Madeline Belt starred in Broadway and Harlem shows. She became one of the most popular members of vaudeville troupes that toured stages in cities around the country, including Pittsburgh. She had some of her brightest runs at Harlem’s Cotton Club and Connie’s Inn. Her stage credits include the “Dixie Crackerjacks” and the “Hot Chocolates.”
In the 1930s, Madeline Belt made the jump from the stage to the screen with a credited role in the 1939 film, “Paradise in Harlem.”
She had several high-profile flings and long-term relationships with other performers and was briefly married to trumpeter Joseph Smith and tap dancer Eddie Rector.

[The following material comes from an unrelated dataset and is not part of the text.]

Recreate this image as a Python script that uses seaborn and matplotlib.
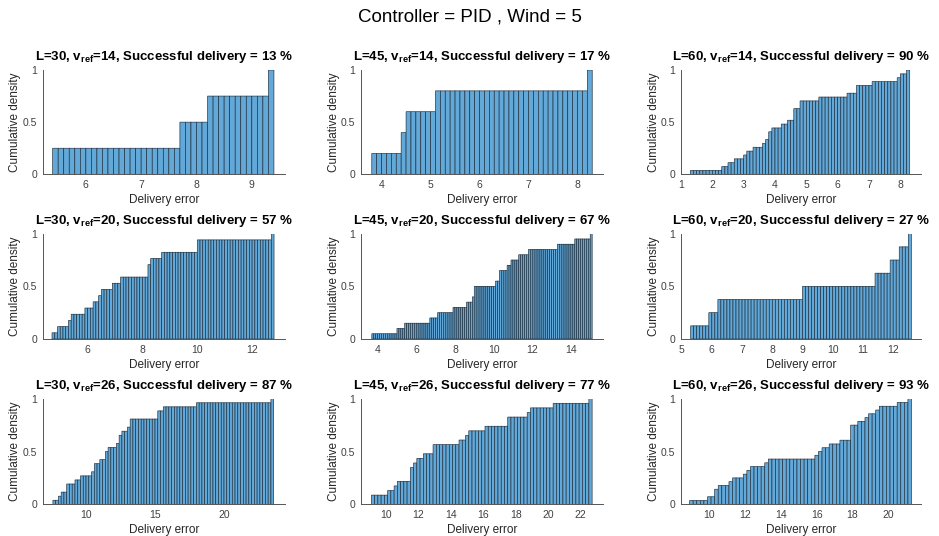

Madeline Belt’s career appears to have ended in the 1940s, which is when newspapers stopped covering her, and she died in 1977 in Flushing, New York.
The Simms entertainment dynasty didn’t end with Bessie or her daughter Madeline. Bessie’s niece Margaret Simms also became a New York stage star. Margaret’s stage career began in the 1920s, when she performed in Harlem and Washington, D.C. She toured with Cab Calloway’s band and other headliners before landing a gig with the Brownskin Beauties, Black Harlem’s counterpart to the Ziegfeld Follies.
Margaret married the troupe’s founder, pioneering producer Irvin C. Miller, and she ultimately became the company’s national manager after leaving the stage.
Margaret’s sister, Edith, had a brief dancing career performing in New York clubs and in Philadelphia’s Club Alabam.
Many writers have described the Hill District as Pittsburgh’s Harlem. But one family’s story shows how deep the ties went beyond such local luminaries as Billy Eckstine and Lena Horne.
Frank Belt’s imprint on the city and his star-studded extended family pushes back the Hill District’s entertainment history into a pre-jazz period that includes ragtime and vaudeville. It also begs the question: How many more Belts and Simmses are hiding in Pittsburgh’s past?